Think your last holiday dinner party went horribly wrong? John Johnston, his wife Amy, his friend Daniel Herron, Daniel’s wife, and a mutual friend, George Cassell, gathered together in Johnston’s house to spend a nice evening celebrating Christmas with food, drink, and the inevitable airing of past grievances once the booze started making its rounds. At about seven o’clock, after an argument over a old grudge turned bitter, Herron drew a gun and tried to shoot Johnston – but Amy leaped to her husband’s defense and took the bullet in her right side.
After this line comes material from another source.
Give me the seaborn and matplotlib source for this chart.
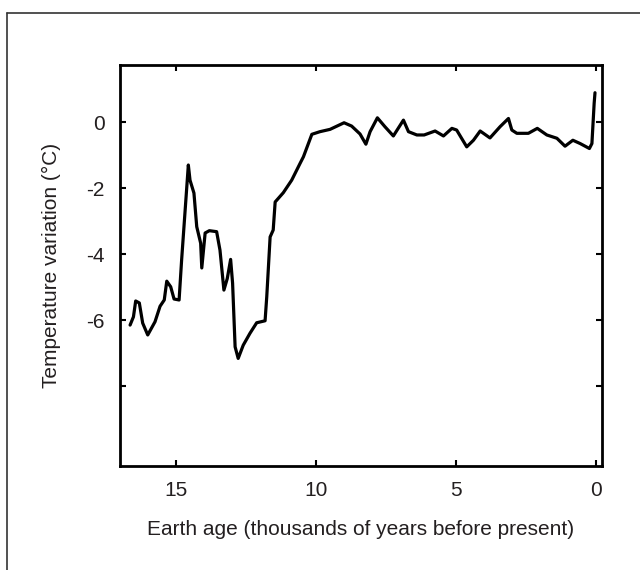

Suddenly sobered by what he’d done, Herron ran back to his own house, where he was arrested for manslaughter when Amy Johnston’s wound proved fatal.
Perhaps the most horrible of the lot: Sarah Hayden, 16-years-old and married for three months, had a male acquaintance in the neighborhood, Felix Lavelle, 21, whom she’d known a while. Pretty, flirty, playful Sarah liked her games with Lavelle, which included searching his trouser and jacket pockets for candy when they met in the street. As it turned out, there was a six-shooter in his pocket.
Lavelle removed the revolver, took out a cartridge, and gave it to Sarah as a keepsake. Next, he cocked the hammer, pointed the weapon at her, and accidentally pulled the trigger—an act likely meant to give her a little scare. Instead, he shot her in the left breast at point blank range. Lavelle helped the dying Sarah to a doorstep and waited in a daze for the police. He was arrested, convicted of second degree murder, and sentenced to life imprisonment.